South Korea has overtaken India to become the world’s sixth-largest stock market as the artificial intelligence boom drives semiconductor demand [1].
This shift reflects a broader realignment of global financial power. As investors prioritize the hardware required to run AI, nations that control the production of advanced chips and memory are seeing their market valuations surge over traditional Western and emerging markets [2].
The rise is primarily fueled by heavy investment in companies that supply AI infrastructure [3]. In South Korea, this growth is led by Samsung Electronics and SK Hynix [1]. The total market capitalization of companies listed in South Korea rose 86% this year, reaching $5 trillion [4].
Meanwhile, India’s market capitalization declined to $4.8 trillion [4]. This divergence has allowed South Korea to climb the global rankings, surpassing India for the sixth position [1].

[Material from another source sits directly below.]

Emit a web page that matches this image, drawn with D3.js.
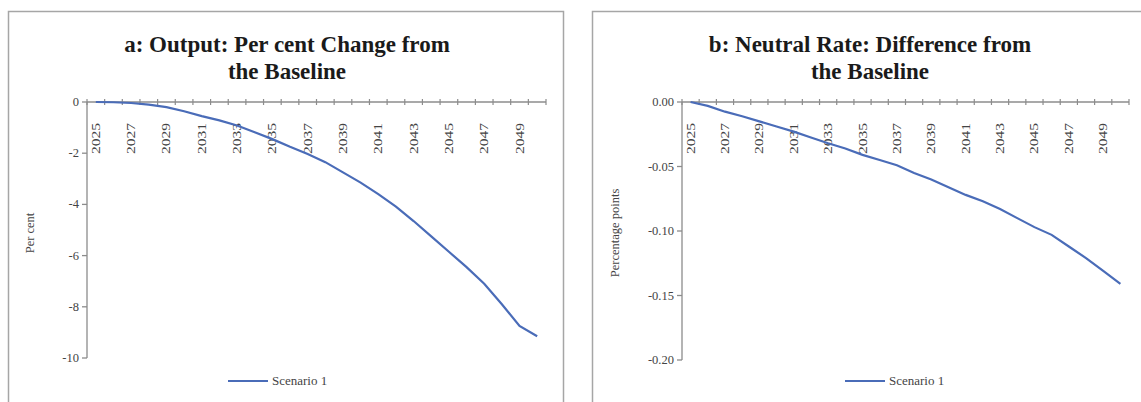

Taiwan is experiencing a similar ascent in the global hierarchy [2]. The surge in Taiwan is driven largely by TSMC, the world's leading producer of advanced semiconductors [1]. The massive influx of capital into these chip-making hubs is rewriting the pecking order of global stock markets, lifting these East Asian economies above several long-established Western markets [2].

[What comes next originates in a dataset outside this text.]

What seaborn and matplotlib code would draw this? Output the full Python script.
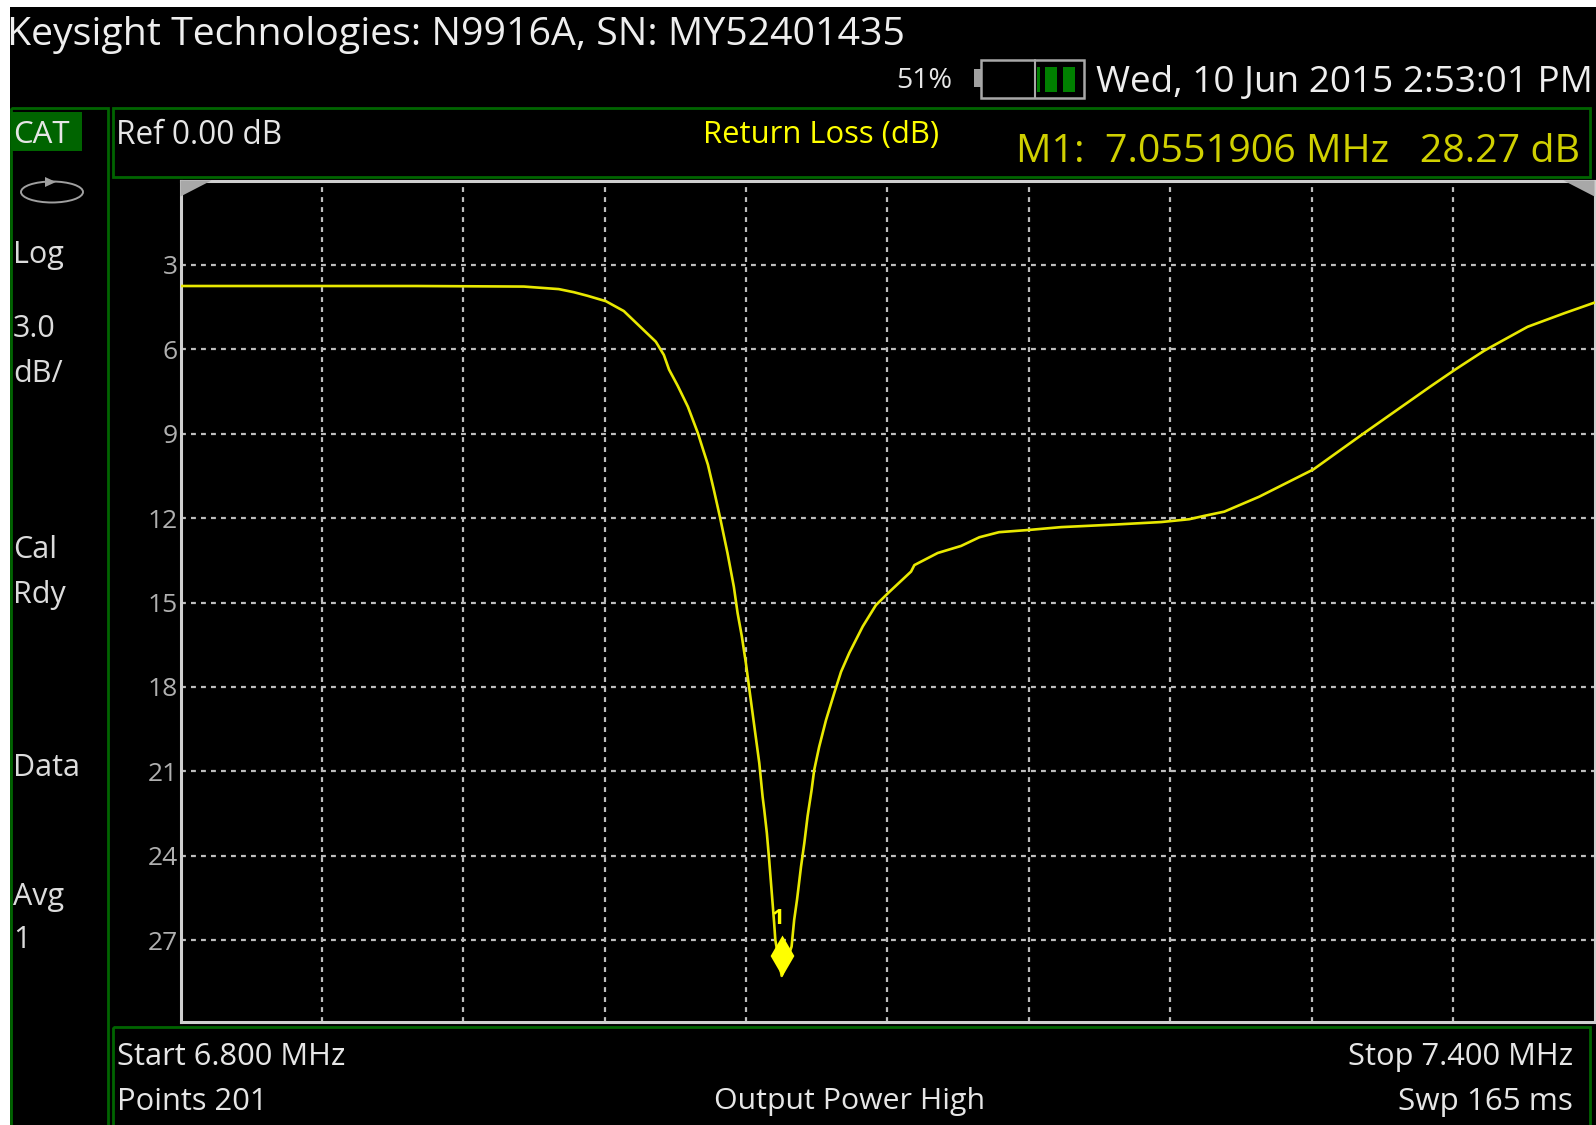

Financial analysts said in May 2026 that the concentration of AI hardware production in a few specific geographies is creating rapid market-cap growth [3]. The trend highlights how the physical requirements of the AI revolution—specifically high-end chips and memory—are translating directly into national economic rankings [2].

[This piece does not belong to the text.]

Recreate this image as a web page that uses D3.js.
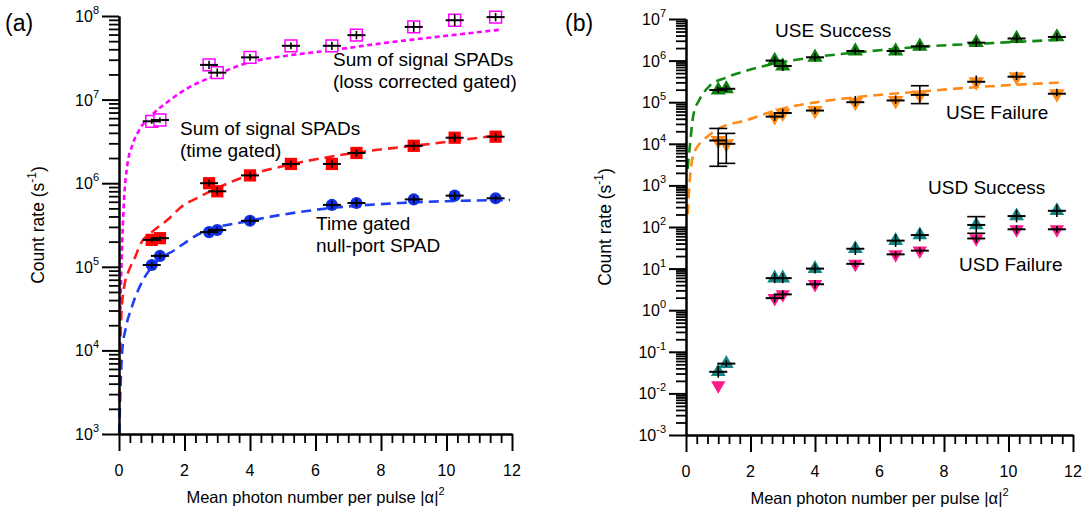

“South Korea has overtaken India to become the world’s sixth-largest stock market”
The reshuffling of stock market rankings signals a transition from a software-centric AI valuation to a hardware-centric one. By rewarding the 'arms dealers' of the AI era—the semiconductor manufacturers in Taiwan and South Korea—global capital is acknowledging that the AI boom is dependent on physical infrastructure. This creates a strategic economic concentration in East Asia that may influence future trade and geopolitical leverage.